WORK TO COMPLETE:
Please print exactly the lines below, from the start of the material up to and including the line with "import * as", but none of the pictures.

INFORMATION SHOWN:
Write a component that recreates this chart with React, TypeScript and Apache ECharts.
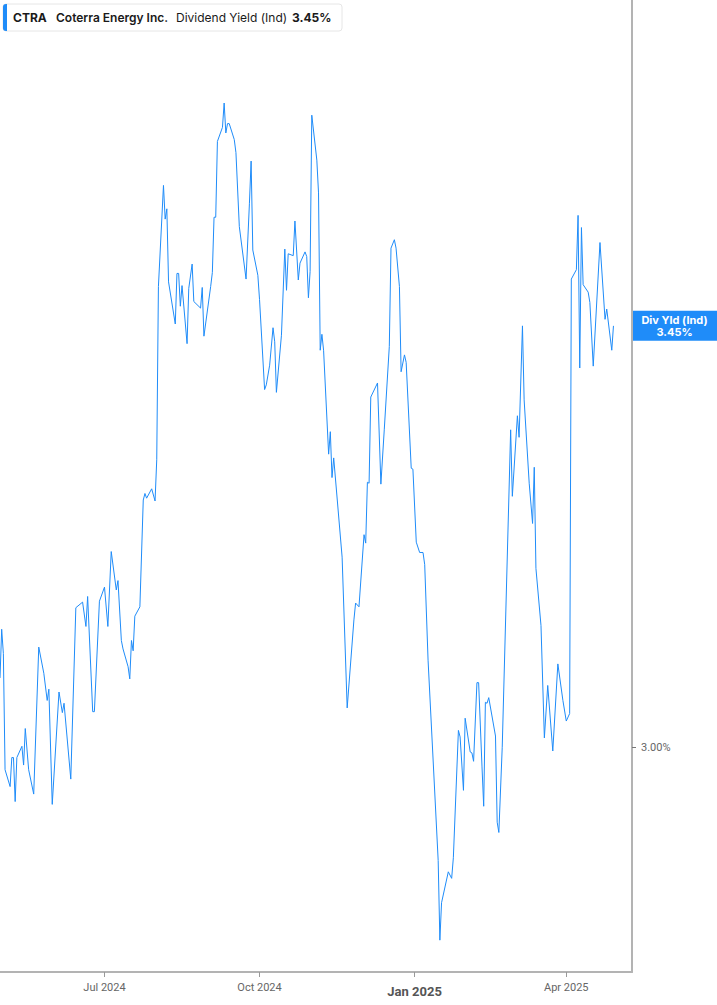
import React, { useEffect, useRef } from "react";
import * as echarts from "echarts";

const ticker = "CTRA";
const company = "Coterra Energy Inc.";
const metric = "Dividend Yield (Ind)";
const shortMetric = "Div Yld (Ind)";

const dates = [
  "2024-04-30","2024-05-01","2024-05-02","2024-05-03","2024-05-06","2024-05-07","2024-05-08","2024-05-09","2024-05-10","2024-05-13",
  "2024-05-14","2024-05-15","2024-05-17","2024-05-20","2024-05-23","2024-05-26","2024-05-28","2024-05-29","2024-05-31","2024-06-04",
  "2024-06-06","2024-06-07","2024-06-11","2024-06-14","2024-06-18","2024-06-20","2024-06-21","2024-06-24","2024-06-25","2024-06-28",
  "2024-07-01","2024-07-03","2024-07-05","2024-07-08","2024-07-09","2024-07-11","2024-07-12","2024-07-15","2024-07-16","2024-07-17",
  "2024-07-18","2024-07-19","2024-07-22","2024-07-24","2024-07-25","2024-07-26","2024-07-29","2024-07-31","2024-08-01","2024-08-02",
  "2024-08-05","2024-08-06","2024-08-07","2024-08-08","2024-08-12","2024-08-13","2024-08-14","2024-08-15","2024-08-16","2024-08-19",
  "2024-08-20","2024-08-22","2024-08-23","2024-08-27","2024-08-28","2024-08-29","2024-09-02","2024-09-03","2024-09-04","2024-09-05",
  "2024-09-06","2024-09-09","2024-09-10","2024-09-11","2024-09-12","2024-09-13","2024-09-16","2024-09-17","2024-09-19","2024-09-23",
  "2024-09-25","2024-09-26","2024-09-27","2024-09-30","2024-10-01","2024-10-04","2024-10-05","2024-10-07","2024-10-09","2024-10-10",
  "2024-10-11","2024-10-14","2024-10-16","2024-10-17","2024-10-18","2024-10-21","2024-10-22","2024-10-24","2024-10-25","2024-10-28",
  "2024-10-29","2024-10-30","2024-10-31","2024-11-01","2024-11-04","2024-11-05","2024-11-06","2024-11-07","2024-11-08","2024-11-11",
  "2024-11-12","2024-11-13","2024-11-14","2024-11-19","2024-11-22","2024-11-26","2024-11-27","2024-11-29","2024-12-02","2024-12-03",
  "2024-12-04","2024-12-05","2024-12-06","2024-12-10","2024-12-12","2024-12-14","2024-12-17","2024-12-18","2024-12-20","2024-12-21",
  "2024-12-23","2024-12-24","2024-12-26","2024-12-27","2024-12-30","2024-12-31","2025-01-02","2025-01-04","2025-01-06","2025-01-07",
  "2025-01-09","2025-01-15","2025-01-16","2025-01-17","2025-01-21","2025-01-23","2025-01-24","2025-01-27","2025-01-28","2025-01-30",
  "2025-01-31","2025-02-03","2025-02-04","2025-02-05","2025-02-07","2025-02-08","2025-02-10","2025-02-11","2025-02-12","2025-02-13",
  "2025-02-14","2025-02-18","2025-02-19","2025-02-20","2025-02-22","2025-02-27","2025-02-28","2025-03-03","2025-03-04","2025-03-06",
  "2025-03-07","2025-03-10","2025-03-12","2025-03-13","2025-03-14","2025-03-17","2025-03-19","2025-03-21","2025-03-24","2025-03-27",
  "2025-03-30","2025-04-01","2025-04-03","2025-04-04","2025-04-07","2025-04-08","2025-04-09","2025-04-10","2025-04-11","2025-04-14",
  "2025-04-15","2025-04-17","2025-04-21","2025-04-24","2025-04-25","2025-04-28","2025-04-29",
];

const yields = [
  3.074,3.126,3.100,2.976,2.958,2.989,2.989,2.942,2.989,3.001,
  2.981,3.020,2.976,2.950,3.107,3.079,3.050,3.062,2.939,3.059,
  3.037,3.047,2.966,3.149,3.155,3.129,3.161,3.038,3.038,3.156,
  3.171,3.129,3.209,3.168,3.178,3.114,3.105,3.086,3.073,3.114,
  3.103,3.140,3.150,3.264,3.271,3.266,3.276,3.263,3.307,3.492,
  3.600,3.564,3.575,3.497,3.452,3.506,3.506,3.471,3.493,3.431,
  3.490,3.516,3.476,3.469,3.491,3.439,3.492,3.507,3.566,3.566,
  3.647,3.662,3.688,3.656,3.666,3.666,3.649,3.635,3.556,3.500,
  3.581,3.626,3.531,3.504,3.478,3.382,3.387,3.408,3.448,3.433,
  3.379,3.440,3.532,3.488,3.527,3.525,3.562,3.499,3.517,3.529,
  3.524,3.480,3.508,3.675,3.627,3.592,3.424,3.441,3.424,3.313,
  3.337,3.288,3.309,3.203,3.042,3.136,3.154,3.150,3.227,3.218,
  3.283,3.282,3.374,3.389,3.281,3.339,3.428,3.533,3.542,3.533,
  3.492,3.401,3.419,3.411,3.298,3.297,3.219,3.208,3.208,3.195,
  3.093,2.879,2.794,2.834,2.867,2.860,2.882,3.018,3.011,2.954,
  3.031,2.995,2.994,2.985,3.069,3.069,2.979,2.937,3.048,3.047,
  3.053,3.012,2.920,2.909,3.000,3.339,3.268,3.354,3.331,3.450,
  3.371,3.282,3.239,3.299,3.191,3.130,3.010,3.066,2.996,3.089,
  3.050,3.028,3.036,3.500,3.510,3.568,3.405,3.555,3.494,3.486,
  3.475,3.407,3.539,3.457,3.468,3.424,3.450,
];

const xTickDates = ["2024-07-01", "2024-10-01", "2025-01-01", "2025-04-01"];
const yTickValues = [3.0];
const axisStart = "2024-04-30";
const axisEnd = "2025-05-10";
const yMin = 2.76;
const yMax = 3.798;

const MONTHS = ["Jan","Feb","Mar","Apr","May","Jun","Jul","Aug","Sep","Oct","Nov","Dec"];
const BLUE = "#1f8cf9";

function ts(s: string): number {
  const [y, m, d] = s.split("-").map(Number);
  return new Date(y, m - 1, d).getTime();
}

export default function App() {
  const ref = useRef<HTMLDivElement>(null);
  useEffect(() => {
    if (!ref.current) return;
    const chart = echarts.init(ref.current, undefined, { renderer: "svg" });
    const xTicks = xTickDates.map(ts);
    const last = yields[yields.length - 1];
    const lastText = last.toFixed(2) + "%";
    chart.setOption({
      animation: false,
      grid: { left: 0, right: 85, top: 0, bottom: 33 },
      xAxis: {
        type: "value",
        min: ts(axisStart),
        max: ts(axisEnd),
        axisLine: { show: true, lineStyle: { color: "#b3b3b3", width: 2 } },
        axisTick: { show: true, customValues: xTicks, length: 5, lineStyle: { color: "#999", width: 1 } },
        axisLabel: {
          customValues: xTicks,
          margin: 10,
          color: "#666",
          fontFamily: "Roboto",
          fontSize: 11,
          formatter: (v: number) => {
            const d = new Date(v);
            const s = MONTHS[d.getMonth()] + " " + d.getFullYear();
            return d.getMonth() === 0 ? "{b|" + s + "}" : s;
          },
          rich: { b: { fontWeight: "bold", fontSize: 13, color: "#555", fontFamily: "Roboto", padding: [3, 0, 0, 0] } },
        },
        splitLine: { show: false },
      },
      yAxis: {
        type: "value",
        position: "right",
        min: yMin,
        max: yMax,
        axisLine: { show: true, lineStyle: { color: "#b3b3b3", width: 2 } },
        axisTick: { show: true, customValues: yTickValues, length: 4, lineStyle: { color: "#777" } },
        axisLabel: {
          customValues: yTickValues,
          margin: 9,
          color: "#666",
          fontFamily: "Roboto",
          fontSize: 11,
          formatter: (v: number) => v.toFixed(2) + "%",
        },
        splitLine: { show: false },
      },
      series: [
        {
          type: "line",
          data: dates.map((d, i) => [ts(d), yields[i]]),
          showSymbol: false,
          silent: true,
          lineStyle: { color: BLUE, width: 1 },
        },
      ],
    });
    const yPix = chart.convertToPixel({ yAxisIndex: 0 }, last) as number;
    const xPix = chart.convertToPixel({ xAxisIndex: 0 }, ts(axisEnd)) as number;
    const W = 717;
    chart.setOption({
      graphic: [
        { type: "rect", shape: { x: 3, y: 4, width: 339, height: 27, r: 3 }, style: { fill: "#fff", stroke: "#e6e6e6", lineWidth: 1 } },
        { type: "rect", shape: { x: 3, y: 4, width: 4, height: 27, r: [3, 0, 0, 3] }, style: { fill: BLUE } },
        { type: "text", x: 13, y: 17.5, style: { text: ticker, fill: "#1a1a1a", font: "bold 12px Inter", verticalAlign: "middle", align: "left" } },
        { type: "text", x: 56, y: 17.5, style: { text: company, fill: "#1a1a1a", font: "600 12px Inter", verticalAlign: "middle", align: "left" } },
        { type: "text", x: 176, y: 17.5, style: { text: metric, fill: "#1a1a1a", font: "normal 12px Inter", verticalAlign: "middle", align: "left" } },
        { type: "text", x: 292, y: 17.5, style: { text: lastText, fill: "#1a1a1a", font: "bold 12px Inter", verticalAlign: "middle", align: "left" } },
        { type: "rect", shape: { x: xPix, y: yPix - 15, width: W - xPix, height: 30 }, style: { fill: BLUE } },
        { type: "text", x: (xPix + W) / 2, y: yPix - 6, style: { text: shortMetric, fill: "#fff", font: "bold 11px Inter", verticalAlign: "middle", align: "center" } },
        { type: "text", x: (xPix + W) / 2, y: yPix + 6, style: { text: lastText, fill: "#fff", font: "bold 11px Inter", verticalAlign: "middle", align: "center" } },
      ],
    });
    return () => chart.dispose();
  }, []);
  return <div ref={ref} style={{ position: "absolute", left: 0, top: 0, width: 717, height: 1005 }} />;
}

ANSWER TO THIS TASK:
Write a component that recreates this chart with React, TypeScript and Apache ECharts.
import React, { useEffect, useRef } from "react";
import * as echarts from "echarts";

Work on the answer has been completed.